Extract the lines from the first line of the records below through the line containing "hinnang:\\ \ind madal\\", inclusive, and reproduce them exactly as written.

== GIVEN DATA ==
□ □ □

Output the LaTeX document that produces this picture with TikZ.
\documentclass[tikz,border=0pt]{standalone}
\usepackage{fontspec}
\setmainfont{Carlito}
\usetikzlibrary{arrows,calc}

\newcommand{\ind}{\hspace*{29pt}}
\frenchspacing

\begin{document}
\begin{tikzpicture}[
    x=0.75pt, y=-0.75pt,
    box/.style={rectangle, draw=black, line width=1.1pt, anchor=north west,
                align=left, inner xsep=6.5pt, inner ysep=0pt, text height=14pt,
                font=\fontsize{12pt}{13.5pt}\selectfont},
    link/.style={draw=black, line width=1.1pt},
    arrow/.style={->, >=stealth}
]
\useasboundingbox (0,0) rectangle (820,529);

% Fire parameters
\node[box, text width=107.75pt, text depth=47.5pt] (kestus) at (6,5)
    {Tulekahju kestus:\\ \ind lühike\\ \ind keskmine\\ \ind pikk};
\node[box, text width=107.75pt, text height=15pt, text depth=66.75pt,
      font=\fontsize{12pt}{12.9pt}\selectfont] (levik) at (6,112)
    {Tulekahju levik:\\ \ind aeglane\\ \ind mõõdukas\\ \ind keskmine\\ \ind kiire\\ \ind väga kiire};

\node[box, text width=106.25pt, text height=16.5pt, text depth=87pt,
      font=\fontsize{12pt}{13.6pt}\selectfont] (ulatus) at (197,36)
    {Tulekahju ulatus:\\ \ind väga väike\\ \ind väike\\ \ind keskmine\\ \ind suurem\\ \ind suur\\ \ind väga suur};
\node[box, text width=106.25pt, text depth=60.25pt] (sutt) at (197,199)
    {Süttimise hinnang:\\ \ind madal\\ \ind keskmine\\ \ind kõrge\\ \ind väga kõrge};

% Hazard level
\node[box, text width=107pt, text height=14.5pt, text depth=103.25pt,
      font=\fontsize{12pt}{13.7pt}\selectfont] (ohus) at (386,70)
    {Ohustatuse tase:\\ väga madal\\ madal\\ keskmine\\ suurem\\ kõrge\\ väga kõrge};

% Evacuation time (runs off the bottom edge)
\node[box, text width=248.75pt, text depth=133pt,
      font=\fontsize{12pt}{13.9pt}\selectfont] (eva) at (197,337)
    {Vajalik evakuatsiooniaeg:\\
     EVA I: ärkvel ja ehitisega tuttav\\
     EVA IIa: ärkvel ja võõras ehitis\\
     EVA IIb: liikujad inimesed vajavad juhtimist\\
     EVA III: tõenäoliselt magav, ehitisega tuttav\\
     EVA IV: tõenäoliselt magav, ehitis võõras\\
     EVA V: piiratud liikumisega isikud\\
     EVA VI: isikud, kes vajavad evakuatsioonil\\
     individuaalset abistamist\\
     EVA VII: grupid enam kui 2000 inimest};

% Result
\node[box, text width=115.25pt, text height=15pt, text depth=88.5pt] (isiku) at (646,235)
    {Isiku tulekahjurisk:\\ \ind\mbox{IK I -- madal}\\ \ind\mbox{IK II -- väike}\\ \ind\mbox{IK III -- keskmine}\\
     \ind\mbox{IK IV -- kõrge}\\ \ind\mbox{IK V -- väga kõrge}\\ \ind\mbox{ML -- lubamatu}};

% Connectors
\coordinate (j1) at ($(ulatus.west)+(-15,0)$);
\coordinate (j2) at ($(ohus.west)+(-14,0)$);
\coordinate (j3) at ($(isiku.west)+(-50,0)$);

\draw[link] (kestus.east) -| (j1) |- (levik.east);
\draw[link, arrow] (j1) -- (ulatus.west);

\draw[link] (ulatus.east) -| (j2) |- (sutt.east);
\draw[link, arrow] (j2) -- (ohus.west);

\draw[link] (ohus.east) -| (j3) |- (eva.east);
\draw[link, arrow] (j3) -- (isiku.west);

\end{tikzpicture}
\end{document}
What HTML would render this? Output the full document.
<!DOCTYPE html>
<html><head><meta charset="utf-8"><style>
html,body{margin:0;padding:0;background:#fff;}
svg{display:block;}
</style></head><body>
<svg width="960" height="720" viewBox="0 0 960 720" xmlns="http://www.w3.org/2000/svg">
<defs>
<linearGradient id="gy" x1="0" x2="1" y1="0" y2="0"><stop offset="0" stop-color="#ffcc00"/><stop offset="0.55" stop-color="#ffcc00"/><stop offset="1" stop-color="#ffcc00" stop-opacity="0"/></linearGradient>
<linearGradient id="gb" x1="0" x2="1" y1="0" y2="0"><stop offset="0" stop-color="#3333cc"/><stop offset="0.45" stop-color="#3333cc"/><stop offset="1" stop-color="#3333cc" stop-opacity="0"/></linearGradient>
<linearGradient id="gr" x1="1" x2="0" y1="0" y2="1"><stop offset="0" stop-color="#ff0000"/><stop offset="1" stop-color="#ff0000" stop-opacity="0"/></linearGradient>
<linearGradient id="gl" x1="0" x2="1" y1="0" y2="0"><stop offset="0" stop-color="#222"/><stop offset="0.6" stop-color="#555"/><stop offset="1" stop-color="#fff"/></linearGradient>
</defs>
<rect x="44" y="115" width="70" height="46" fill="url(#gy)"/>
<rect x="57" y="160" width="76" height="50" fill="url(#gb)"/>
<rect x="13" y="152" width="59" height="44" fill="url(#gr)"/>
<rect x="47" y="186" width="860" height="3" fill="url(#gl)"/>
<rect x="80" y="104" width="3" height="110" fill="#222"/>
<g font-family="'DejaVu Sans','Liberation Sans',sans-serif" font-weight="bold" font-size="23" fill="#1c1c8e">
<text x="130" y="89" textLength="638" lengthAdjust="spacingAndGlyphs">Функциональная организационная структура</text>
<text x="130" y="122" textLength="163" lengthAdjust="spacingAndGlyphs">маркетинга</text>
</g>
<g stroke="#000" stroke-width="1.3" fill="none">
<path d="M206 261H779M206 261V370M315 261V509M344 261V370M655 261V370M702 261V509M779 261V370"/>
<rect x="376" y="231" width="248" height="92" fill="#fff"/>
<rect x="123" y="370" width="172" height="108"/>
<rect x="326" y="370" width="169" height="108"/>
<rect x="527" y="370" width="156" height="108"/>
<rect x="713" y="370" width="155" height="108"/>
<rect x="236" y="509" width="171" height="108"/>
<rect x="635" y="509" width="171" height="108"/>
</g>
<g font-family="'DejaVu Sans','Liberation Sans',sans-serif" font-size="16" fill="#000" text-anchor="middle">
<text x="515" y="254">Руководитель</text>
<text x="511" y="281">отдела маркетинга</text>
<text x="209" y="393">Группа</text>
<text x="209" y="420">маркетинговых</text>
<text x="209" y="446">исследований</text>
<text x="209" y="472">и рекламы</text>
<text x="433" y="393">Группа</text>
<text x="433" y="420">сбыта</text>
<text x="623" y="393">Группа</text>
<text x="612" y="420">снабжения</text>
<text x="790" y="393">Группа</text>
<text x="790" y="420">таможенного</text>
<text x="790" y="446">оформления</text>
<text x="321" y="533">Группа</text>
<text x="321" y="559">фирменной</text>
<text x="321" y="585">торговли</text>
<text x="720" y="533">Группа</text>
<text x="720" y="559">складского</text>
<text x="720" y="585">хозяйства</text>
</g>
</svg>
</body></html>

□ □ □

== WRITTEN SOLUTION ==
Output the LaTeX document that produces this picture with TikZ.
\documentclass[tikz,border=0pt]{standalone}
\usepackage{fontspec}
\setmainfont{Carlito}
\usetikzlibrary{arrows,calc}

\newcommand{\ind}{\hspace*{29pt}}
\frenchspacing

\begin{document}
\begin{tikzpicture}[
    x=0.75pt, y=-0.75pt,
    box/.style={rectangle, draw=black, line width=1.1pt, anchor=north west,
                align=left, inner xsep=6.5pt, inner ysep=0pt, text height=14pt,
                font=\fontsize{12pt}{13.5pt}\selectfont},
    link/.style={draw=black, line width=1.1pt},
    arrow/.style={->, >=stealth}
]
\useasboundingbox (0,0) rectangle (820,529);

% Fire parameters
\node[box, text width=107.75pt, text depth=47.5pt] (kestus) at (6,5)
    {Tulekahju kestus:\\ \ind lühike\\ \ind keskmine\\ \ind pikk};
\node[box, text width=107.75pt, text height=15pt, text depth=66.75pt,
      font=\fontsize{12pt}{12.9pt}\selectfont] (levik) at (6,112)
    {Tulekahju levik:\\ \ind aeglane\\ \ind mõõdukas\\ \ind keskmine\\ \ind kiire\\ \ind väga kiire};

\node[box, text width=106.25pt, text height=16.5pt, text depth=87pt,
      font=\fontsize{12pt}{13.6pt}\selectfont] (ulatus) at (197,36)
    {Tulekahju ulatus:\\ \ind väga väike\\ \ind väike\\ \ind keskmine\\ \ind suurem\\ \ind suur\\ \ind väga suur};
\node[box, text width=106.25pt, text depth=60.25pt] (sutt) at (197,199)
    {Süttimise hinnang:\\ \ind madal\\ \ind keskmine\\ \ind kõrge\\ \ind väga kõrge};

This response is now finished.